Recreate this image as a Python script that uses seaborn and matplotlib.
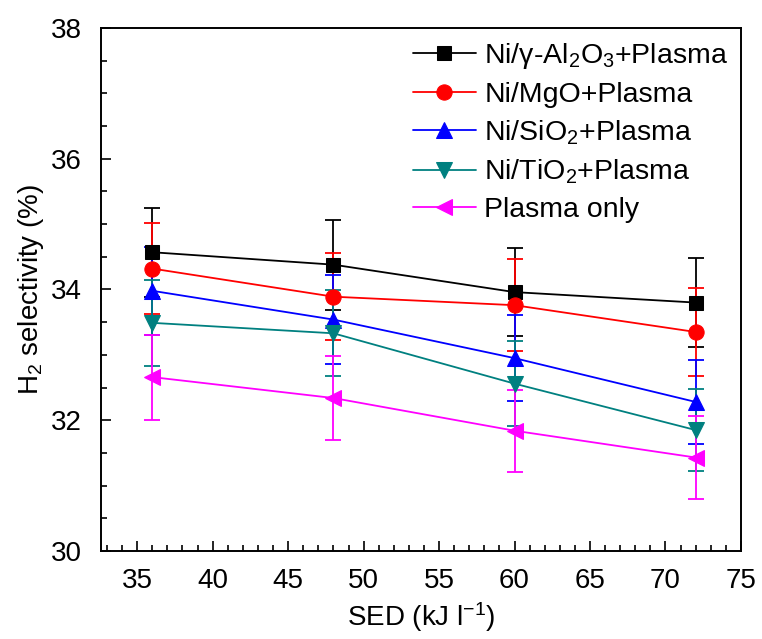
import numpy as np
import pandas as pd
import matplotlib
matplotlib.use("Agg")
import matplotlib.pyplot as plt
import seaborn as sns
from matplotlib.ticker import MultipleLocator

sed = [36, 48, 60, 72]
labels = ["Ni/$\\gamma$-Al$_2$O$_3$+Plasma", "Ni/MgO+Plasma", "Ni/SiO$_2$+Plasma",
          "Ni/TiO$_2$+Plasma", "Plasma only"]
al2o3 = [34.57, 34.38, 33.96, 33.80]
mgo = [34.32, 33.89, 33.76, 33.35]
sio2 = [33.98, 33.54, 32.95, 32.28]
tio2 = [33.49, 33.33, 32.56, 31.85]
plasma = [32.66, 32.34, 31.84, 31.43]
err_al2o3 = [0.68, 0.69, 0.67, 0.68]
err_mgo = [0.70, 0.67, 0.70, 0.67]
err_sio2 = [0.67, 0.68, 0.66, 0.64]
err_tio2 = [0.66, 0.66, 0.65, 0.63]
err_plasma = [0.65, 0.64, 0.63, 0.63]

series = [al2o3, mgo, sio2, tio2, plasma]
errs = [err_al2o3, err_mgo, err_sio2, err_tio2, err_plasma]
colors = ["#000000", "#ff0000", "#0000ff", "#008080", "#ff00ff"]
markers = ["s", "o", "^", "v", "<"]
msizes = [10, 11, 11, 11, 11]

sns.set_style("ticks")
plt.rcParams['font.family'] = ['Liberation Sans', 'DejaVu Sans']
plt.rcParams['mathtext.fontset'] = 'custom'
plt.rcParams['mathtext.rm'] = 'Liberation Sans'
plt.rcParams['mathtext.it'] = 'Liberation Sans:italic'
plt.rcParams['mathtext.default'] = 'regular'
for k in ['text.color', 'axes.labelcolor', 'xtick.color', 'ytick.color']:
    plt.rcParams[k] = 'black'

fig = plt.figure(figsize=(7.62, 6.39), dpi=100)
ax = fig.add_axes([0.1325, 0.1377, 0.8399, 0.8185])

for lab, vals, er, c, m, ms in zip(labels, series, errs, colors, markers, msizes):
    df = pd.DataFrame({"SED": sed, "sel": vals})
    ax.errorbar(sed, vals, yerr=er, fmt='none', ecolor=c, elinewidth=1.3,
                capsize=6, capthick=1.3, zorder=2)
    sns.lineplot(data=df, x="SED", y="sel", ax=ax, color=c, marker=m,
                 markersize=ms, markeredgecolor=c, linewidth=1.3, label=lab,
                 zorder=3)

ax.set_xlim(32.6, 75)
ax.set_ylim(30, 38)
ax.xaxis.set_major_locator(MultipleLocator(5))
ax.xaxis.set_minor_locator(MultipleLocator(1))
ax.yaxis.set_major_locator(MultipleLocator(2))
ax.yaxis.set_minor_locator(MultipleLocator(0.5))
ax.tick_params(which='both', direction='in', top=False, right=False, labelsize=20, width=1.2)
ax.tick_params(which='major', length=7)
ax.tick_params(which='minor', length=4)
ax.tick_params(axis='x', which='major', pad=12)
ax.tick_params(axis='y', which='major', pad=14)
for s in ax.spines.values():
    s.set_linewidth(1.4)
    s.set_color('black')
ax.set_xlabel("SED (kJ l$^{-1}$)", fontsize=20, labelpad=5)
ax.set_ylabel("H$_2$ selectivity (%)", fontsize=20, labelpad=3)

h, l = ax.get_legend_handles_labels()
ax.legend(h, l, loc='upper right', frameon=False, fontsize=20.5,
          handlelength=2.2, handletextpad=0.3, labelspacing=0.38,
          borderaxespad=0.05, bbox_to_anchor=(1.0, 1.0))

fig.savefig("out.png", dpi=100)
+===+
Direction = Repeat the listing above up to and including the line with "msizes = [10, 11, 11, 11, 11]", starting from its first line. Drop any pictures.

Solution to the problem =
Recreate this image as a Python script that uses seaborn and matplotlib.
import numpy as np
import pandas as pd
import matplotlib
matplotlib.use("Agg")
import matplotlib.pyplot as plt
import seaborn as sns
from matplotlib.ticker import MultipleLocator

sed = [36, 48, 60, 72]
labels = ["Ni/$\\gamma$-Al$_2$O$_3$+Plasma", "Ni/MgO+Plasma", "Ni/SiO$_2$+Plasma",
          "Ni/TiO$_2$+Plasma", "Plasma only"]
al2o3 = [34.57, 34.38, 33.96, 33.80]
mgo = [34.32, 33.89, 33.76, 33.35]
sio2 = [33.98, 33.54, 32.95, 32.28]
tio2 = [33.49, 33.33, 32.56, 31.85]
plasma = [32.66, 32.34, 31.84, 31.43]
err_al2o3 = [0.68, 0.69, 0.67, 0.68]
err_mgo = [0.70, 0.67, 0.70, 0.67]
err_sio2 = [0.67, 0.68, 0.66, 0.64]
err_tio2 = [0.66, 0.66, 0.65, 0.63]
err_plasma = [0.65, 0.64, 0.63, 0.63]

series = [al2o3, mgo, sio2, tio2, plasma]
errs = [err_al2o3, err_mgo, err_sio2, err_tio2, err_plasma]
colors = ["#000000", "#ff0000", "#0000ff", "#008080", "#ff00ff"]
markers = ["s", "o", "^", "v", "<"]
msizes = [10, 11, 11, 11, 11]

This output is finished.